- _Supplied entries_:
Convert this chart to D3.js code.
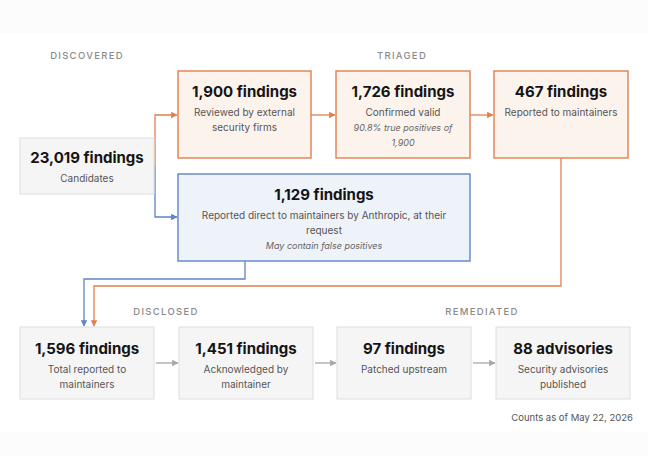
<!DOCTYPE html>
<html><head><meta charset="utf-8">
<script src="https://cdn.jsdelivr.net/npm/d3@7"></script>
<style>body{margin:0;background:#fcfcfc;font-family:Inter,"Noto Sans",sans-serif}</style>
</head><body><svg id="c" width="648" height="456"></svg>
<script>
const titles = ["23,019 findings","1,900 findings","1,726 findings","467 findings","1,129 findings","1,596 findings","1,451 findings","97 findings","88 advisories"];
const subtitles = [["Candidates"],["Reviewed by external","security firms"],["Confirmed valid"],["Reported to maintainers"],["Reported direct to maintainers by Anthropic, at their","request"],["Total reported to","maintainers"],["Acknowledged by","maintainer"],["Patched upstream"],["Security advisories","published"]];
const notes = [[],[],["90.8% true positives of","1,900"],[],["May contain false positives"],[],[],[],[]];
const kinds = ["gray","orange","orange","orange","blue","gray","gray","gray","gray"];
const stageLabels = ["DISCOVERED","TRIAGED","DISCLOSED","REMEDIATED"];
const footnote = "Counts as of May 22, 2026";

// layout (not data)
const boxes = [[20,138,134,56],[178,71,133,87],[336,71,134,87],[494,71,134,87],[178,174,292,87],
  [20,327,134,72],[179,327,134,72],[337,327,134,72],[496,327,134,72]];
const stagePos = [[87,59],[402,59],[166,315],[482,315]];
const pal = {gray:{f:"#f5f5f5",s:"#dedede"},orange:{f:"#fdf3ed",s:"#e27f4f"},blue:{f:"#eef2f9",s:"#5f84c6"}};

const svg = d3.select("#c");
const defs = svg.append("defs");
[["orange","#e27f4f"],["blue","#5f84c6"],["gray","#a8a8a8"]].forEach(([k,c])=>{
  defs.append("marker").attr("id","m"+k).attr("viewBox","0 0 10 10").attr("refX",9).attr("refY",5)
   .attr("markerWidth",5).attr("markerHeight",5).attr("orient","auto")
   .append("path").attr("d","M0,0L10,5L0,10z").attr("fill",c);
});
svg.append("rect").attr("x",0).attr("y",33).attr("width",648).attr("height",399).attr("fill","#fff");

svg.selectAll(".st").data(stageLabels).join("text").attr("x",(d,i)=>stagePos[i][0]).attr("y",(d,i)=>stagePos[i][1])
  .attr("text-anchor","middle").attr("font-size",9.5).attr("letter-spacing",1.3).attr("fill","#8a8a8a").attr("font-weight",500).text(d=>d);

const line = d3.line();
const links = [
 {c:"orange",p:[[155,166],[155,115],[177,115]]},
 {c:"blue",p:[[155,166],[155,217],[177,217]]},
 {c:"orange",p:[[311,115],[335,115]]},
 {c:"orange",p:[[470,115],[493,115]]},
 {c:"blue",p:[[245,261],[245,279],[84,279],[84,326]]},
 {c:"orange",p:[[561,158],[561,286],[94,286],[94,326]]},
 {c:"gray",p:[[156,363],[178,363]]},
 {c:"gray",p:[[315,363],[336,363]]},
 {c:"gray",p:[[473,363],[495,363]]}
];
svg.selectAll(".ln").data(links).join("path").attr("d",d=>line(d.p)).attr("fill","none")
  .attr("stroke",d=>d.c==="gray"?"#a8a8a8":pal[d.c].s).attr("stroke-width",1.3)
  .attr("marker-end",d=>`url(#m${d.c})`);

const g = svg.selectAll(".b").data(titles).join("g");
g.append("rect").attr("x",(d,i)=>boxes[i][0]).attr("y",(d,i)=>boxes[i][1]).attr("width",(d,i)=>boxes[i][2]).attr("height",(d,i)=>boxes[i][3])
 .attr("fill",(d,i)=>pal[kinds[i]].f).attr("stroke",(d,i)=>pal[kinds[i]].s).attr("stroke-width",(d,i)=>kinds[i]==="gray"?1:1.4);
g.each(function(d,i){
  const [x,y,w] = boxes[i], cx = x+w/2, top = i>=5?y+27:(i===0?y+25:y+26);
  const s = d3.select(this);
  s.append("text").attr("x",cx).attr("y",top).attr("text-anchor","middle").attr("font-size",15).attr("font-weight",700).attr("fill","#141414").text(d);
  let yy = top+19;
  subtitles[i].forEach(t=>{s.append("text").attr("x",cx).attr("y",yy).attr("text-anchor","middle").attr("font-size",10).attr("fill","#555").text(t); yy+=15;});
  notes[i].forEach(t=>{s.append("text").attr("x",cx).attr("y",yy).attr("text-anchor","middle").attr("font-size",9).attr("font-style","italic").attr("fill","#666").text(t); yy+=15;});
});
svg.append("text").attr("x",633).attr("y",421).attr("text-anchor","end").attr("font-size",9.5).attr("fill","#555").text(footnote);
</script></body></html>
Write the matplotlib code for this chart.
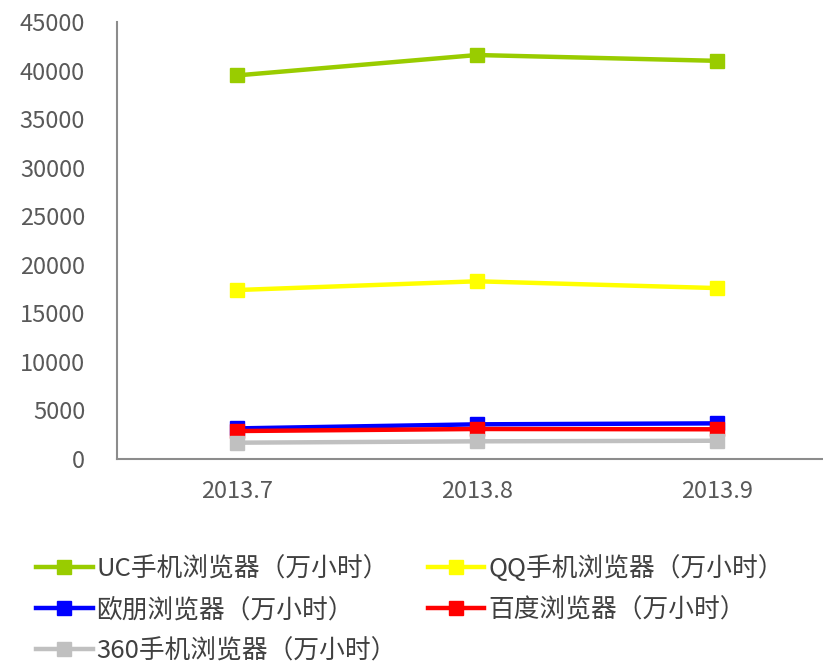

- _Requirement_: Using the data above, copy each line that contains "code".

- _Problem solution_:
Convert this chart to D3.js code.
Write the matplotlib code for this chart.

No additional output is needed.